*Problem details*:
Exactly the lines from the one that contains "Write the Altair code for this chart." to the one that contains "ref_bottom = [0.0]", both lines included, should be copied, and no others.

☆ ☆ ☆ ☆

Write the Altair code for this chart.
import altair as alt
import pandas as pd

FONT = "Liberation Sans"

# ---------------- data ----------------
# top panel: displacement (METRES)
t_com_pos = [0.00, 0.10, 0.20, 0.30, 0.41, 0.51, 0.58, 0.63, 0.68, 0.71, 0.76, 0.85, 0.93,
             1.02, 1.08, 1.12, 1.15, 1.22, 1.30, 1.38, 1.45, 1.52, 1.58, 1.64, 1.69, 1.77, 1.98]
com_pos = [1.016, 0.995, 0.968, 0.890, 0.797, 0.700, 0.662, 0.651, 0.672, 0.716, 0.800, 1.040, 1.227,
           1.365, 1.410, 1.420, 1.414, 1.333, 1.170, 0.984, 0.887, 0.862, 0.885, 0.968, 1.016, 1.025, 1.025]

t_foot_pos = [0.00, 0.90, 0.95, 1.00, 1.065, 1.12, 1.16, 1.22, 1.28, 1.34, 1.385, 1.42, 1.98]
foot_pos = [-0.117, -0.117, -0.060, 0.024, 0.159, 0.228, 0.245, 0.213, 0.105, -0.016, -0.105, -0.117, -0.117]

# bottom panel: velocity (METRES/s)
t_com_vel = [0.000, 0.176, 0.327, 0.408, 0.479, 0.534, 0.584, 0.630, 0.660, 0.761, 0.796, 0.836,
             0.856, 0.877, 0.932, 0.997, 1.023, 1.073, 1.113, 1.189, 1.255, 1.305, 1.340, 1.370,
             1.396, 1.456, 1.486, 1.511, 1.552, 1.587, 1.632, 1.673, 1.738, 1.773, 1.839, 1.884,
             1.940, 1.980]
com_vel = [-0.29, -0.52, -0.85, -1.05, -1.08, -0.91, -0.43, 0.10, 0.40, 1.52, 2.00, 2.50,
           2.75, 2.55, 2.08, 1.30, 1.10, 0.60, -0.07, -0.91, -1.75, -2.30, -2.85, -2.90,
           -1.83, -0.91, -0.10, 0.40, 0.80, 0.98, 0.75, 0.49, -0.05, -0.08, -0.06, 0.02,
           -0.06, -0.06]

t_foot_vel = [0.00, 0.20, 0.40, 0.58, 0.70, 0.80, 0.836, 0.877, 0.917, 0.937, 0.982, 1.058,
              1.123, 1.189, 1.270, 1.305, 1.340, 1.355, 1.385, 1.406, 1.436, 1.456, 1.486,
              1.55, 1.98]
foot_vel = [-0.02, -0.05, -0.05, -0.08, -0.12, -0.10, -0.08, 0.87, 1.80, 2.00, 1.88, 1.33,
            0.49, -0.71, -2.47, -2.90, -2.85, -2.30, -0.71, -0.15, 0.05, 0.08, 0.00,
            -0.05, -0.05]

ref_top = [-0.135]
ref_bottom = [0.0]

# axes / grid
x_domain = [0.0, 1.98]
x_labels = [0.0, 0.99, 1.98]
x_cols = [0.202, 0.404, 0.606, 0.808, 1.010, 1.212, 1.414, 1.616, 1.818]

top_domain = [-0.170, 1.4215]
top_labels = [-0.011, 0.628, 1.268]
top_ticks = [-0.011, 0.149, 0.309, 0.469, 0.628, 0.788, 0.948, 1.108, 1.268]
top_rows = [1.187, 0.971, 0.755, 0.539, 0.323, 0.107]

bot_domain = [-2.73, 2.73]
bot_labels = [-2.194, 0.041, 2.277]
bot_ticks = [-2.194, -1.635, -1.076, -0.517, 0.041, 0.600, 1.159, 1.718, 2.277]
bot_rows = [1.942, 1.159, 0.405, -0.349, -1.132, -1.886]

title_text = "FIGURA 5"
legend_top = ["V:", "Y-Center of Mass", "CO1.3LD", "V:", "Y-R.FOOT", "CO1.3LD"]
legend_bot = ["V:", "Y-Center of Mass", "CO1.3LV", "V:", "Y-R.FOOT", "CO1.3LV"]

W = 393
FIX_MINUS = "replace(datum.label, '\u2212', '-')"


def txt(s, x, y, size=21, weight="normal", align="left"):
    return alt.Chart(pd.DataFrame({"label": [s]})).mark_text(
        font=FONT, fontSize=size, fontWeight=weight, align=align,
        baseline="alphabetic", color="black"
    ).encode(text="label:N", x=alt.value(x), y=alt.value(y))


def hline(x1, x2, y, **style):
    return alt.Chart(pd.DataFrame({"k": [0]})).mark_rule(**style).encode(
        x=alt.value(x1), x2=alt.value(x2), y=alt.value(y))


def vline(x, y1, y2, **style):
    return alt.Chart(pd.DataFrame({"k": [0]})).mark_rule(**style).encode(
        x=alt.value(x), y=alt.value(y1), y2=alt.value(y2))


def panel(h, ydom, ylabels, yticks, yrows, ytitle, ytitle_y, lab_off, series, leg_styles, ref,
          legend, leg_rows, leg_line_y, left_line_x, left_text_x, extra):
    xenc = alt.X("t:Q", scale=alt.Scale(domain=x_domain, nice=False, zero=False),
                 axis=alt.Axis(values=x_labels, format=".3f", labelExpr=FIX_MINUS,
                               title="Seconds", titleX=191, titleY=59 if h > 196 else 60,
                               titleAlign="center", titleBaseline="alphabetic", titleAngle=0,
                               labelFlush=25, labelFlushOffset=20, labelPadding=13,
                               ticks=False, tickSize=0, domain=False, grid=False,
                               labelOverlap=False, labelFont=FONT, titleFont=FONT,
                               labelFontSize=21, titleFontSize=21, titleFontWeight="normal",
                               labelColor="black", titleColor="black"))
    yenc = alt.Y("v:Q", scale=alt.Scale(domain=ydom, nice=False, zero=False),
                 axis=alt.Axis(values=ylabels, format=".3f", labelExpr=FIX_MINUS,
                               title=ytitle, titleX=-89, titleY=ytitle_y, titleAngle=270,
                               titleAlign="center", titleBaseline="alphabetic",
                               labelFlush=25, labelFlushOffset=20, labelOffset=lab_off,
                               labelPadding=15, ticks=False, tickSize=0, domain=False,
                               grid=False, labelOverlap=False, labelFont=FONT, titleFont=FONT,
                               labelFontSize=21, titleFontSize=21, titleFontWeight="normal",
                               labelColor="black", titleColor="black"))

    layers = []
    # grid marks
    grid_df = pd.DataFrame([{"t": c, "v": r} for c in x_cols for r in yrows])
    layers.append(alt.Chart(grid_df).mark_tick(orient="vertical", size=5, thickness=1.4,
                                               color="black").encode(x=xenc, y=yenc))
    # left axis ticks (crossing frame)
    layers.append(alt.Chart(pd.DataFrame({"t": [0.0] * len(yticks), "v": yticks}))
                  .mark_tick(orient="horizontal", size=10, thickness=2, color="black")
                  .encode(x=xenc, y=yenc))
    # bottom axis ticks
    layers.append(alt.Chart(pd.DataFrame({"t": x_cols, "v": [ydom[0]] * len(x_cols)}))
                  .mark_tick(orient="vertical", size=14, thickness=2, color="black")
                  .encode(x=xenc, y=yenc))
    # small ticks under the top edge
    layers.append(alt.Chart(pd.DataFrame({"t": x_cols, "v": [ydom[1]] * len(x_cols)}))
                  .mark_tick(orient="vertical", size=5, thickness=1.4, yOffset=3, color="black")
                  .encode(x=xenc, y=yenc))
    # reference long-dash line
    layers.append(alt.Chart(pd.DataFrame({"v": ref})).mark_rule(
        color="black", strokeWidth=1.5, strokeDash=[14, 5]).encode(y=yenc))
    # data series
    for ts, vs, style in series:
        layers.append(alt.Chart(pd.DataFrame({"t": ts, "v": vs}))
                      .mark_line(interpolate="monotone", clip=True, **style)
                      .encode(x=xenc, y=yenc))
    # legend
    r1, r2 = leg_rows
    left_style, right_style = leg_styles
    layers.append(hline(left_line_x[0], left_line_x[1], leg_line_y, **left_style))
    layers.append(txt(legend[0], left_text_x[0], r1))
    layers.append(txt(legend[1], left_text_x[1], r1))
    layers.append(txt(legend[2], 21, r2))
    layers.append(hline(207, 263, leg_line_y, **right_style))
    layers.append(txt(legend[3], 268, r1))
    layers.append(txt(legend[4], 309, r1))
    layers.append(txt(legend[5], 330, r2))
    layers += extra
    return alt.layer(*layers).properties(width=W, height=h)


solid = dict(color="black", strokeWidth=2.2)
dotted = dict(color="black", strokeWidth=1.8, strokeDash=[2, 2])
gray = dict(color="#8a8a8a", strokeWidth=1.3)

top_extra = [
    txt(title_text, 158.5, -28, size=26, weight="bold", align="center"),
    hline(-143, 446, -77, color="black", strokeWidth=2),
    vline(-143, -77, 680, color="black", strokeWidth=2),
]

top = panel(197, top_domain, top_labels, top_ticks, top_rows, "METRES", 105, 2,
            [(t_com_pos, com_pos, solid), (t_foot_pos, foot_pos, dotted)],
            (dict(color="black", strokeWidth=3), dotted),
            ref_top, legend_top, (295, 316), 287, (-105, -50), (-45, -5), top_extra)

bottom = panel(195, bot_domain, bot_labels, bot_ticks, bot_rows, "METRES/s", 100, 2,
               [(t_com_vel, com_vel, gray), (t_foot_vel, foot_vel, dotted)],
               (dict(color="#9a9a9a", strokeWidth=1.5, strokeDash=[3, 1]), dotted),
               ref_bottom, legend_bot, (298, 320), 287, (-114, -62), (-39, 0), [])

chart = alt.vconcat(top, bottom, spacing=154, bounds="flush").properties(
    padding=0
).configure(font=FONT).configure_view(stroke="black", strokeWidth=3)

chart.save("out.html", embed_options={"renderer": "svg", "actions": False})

☆ ☆ ☆ ☆

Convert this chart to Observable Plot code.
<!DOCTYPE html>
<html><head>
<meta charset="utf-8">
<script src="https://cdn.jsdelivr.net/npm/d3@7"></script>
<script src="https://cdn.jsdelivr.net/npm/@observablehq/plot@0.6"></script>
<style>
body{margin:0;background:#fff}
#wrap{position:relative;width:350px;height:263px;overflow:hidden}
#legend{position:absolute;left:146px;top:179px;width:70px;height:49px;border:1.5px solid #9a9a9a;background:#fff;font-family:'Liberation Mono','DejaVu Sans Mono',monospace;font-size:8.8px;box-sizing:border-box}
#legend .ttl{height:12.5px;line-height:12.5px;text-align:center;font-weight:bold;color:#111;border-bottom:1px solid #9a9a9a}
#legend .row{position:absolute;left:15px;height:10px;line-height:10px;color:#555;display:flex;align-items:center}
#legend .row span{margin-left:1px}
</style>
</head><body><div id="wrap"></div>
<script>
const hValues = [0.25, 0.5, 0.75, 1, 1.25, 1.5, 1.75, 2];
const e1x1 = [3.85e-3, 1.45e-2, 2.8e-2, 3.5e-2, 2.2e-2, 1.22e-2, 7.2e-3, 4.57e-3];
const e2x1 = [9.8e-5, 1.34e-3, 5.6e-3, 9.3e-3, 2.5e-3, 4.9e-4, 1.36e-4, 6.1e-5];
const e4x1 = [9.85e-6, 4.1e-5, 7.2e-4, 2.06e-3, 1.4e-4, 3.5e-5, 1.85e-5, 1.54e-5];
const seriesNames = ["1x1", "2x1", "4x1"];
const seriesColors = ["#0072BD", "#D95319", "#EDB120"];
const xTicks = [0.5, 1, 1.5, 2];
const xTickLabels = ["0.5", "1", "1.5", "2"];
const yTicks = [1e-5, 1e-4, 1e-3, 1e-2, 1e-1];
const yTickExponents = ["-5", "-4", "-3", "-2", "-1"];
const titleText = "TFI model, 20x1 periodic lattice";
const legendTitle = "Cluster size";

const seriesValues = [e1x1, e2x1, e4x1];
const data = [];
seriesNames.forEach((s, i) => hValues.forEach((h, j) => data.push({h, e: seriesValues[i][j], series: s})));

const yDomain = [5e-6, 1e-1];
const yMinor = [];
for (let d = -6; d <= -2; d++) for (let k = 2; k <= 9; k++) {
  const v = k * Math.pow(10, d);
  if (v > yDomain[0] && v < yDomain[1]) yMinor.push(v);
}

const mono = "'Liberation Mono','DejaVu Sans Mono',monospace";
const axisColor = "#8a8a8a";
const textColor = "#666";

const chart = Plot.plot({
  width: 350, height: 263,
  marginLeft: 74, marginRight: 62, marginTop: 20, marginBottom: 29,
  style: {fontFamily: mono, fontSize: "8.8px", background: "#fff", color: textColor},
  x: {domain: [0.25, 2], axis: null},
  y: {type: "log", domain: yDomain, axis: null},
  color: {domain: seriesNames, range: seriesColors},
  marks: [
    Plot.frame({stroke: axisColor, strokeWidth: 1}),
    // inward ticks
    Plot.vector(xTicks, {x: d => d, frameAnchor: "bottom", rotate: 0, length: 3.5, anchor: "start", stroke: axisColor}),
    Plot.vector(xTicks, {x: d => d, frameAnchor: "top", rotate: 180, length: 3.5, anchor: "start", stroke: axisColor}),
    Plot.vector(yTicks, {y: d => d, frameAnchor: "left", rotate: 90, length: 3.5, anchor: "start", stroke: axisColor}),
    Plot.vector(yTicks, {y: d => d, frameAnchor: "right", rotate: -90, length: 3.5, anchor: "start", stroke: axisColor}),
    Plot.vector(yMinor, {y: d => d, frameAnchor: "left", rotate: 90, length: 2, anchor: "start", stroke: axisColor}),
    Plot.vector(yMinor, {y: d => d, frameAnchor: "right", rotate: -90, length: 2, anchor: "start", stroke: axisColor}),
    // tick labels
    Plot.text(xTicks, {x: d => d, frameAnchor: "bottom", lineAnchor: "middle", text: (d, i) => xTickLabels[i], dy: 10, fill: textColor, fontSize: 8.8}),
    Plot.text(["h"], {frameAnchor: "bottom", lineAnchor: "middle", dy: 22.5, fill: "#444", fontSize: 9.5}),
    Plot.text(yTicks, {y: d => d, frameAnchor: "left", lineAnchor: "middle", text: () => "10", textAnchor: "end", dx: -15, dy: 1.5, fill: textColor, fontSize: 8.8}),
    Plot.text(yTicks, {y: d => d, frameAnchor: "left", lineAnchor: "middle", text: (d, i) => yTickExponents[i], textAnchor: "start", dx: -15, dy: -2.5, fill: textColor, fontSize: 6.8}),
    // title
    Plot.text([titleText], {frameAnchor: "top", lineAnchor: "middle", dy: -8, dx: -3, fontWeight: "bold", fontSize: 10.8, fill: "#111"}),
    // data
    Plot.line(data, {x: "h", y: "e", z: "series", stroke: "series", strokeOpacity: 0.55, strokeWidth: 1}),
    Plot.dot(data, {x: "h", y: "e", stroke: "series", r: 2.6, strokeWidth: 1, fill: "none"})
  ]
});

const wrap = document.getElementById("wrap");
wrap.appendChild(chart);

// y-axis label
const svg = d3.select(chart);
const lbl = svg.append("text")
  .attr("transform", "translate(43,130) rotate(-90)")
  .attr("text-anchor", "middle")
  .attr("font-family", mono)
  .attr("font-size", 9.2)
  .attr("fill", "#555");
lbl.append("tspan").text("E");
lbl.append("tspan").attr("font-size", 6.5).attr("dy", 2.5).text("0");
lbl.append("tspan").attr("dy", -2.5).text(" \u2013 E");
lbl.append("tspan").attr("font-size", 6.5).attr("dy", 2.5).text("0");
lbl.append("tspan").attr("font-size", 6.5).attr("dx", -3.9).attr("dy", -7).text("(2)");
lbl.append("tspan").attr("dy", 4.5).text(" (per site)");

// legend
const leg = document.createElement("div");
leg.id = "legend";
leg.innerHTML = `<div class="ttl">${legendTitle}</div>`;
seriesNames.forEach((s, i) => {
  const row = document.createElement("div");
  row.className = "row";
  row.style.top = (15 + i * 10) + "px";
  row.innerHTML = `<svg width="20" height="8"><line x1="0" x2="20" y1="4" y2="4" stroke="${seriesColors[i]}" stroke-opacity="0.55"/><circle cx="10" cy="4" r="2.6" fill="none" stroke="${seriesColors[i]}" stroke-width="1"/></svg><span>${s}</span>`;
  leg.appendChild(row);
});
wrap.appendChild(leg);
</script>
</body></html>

☆ ☆ ☆ ☆

*Answer to this exercise*:
Write the Altair code for this chart.
import altair as alt
import pandas as pd

FONT = "Liberation Sans"

# ---------------- data ----------------
# top panel: displacement (METRES)
t_com_pos = [0.00, 0.10, 0.20, 0.30, 0.41, 0.51, 0.58, 0.63, 0.68, 0.71, 0.76, 0.85, 0.93,
             1.02, 1.08, 1.12, 1.15, 1.22, 1.30, 1.38, 1.45, 1.52, 1.58, 1.64, 1.69, 1.77, 1.98]
com_pos = [1.016, 0.995, 0.968, 0.890, 0.797, 0.700, 0.662, 0.651, 0.672, 0.716, 0.800, 1.040, 1.227,
           1.365, 1.410, 1.420, 1.414, 1.333, 1.170, 0.984, 0.887, 0.862, 0.885, 0.968, 1.016, 1.025, 1.025]

t_foot_pos = [0.00, 0.90, 0.95, 1.00, 1.065, 1.12, 1.16, 1.22, 1.28, 1.34, 1.385, 1.42, 1.98]
foot_pos = [-0.117, -0.117, -0.060, 0.024, 0.159, 0.228, 0.245, 0.213, 0.105, -0.016, -0.105, -0.117, -0.117]

# bottom panel: velocity (METRES/s)
t_com_vel = [0.000, 0.176, 0.327, 0.408, 0.479, 0.534, 0.584, 0.630, 0.660, 0.761, 0.796, 0.836,
             0.856, 0.877, 0.932, 0.997, 1.023, 1.073, 1.113, 1.189, 1.255, 1.305, 1.340, 1.370,
             1.396, 1.456, 1.486, 1.511, 1.552, 1.587, 1.632, 1.673, 1.738, 1.773, 1.839, 1.884,
             1.940, 1.980]
com_vel = [-0.29, -0.52, -0.85, -1.05, -1.08, -0.91, -0.43, 0.10, 0.40, 1.52, 2.00, 2.50,
           2.75, 2.55, 2.08, 1.30, 1.10, 0.60, -0.07, -0.91, -1.75, -2.30, -2.85, -2.90,
           -1.83, -0.91, -0.10, 0.40, 0.80, 0.98, 0.75, 0.49, -0.05, -0.08, -0.06, 0.02,
           -0.06, -0.06]

t_foot_vel = [0.00, 0.20, 0.40, 0.58, 0.70, 0.80, 0.836, 0.877, 0.917, 0.937, 0.982, 1.058,
              1.123, 1.189, 1.270, 1.305, 1.340, 1.355, 1.385, 1.406, 1.436, 1.456, 1.486,
              1.55, 1.98]
foot_vel = [-0.02, -0.05, -0.05, -0.08, -0.12, -0.10, -0.08, 0.87, 1.80, 2.00, 1.88, 1.33,
            0.49, -0.71, -2.47, -2.90, -2.85, -2.30, -0.71, -0.15, 0.05, 0.08, 0.00,
            -0.05, -0.05]

ref_top = [-0.135]
ref_bottom = [0.0]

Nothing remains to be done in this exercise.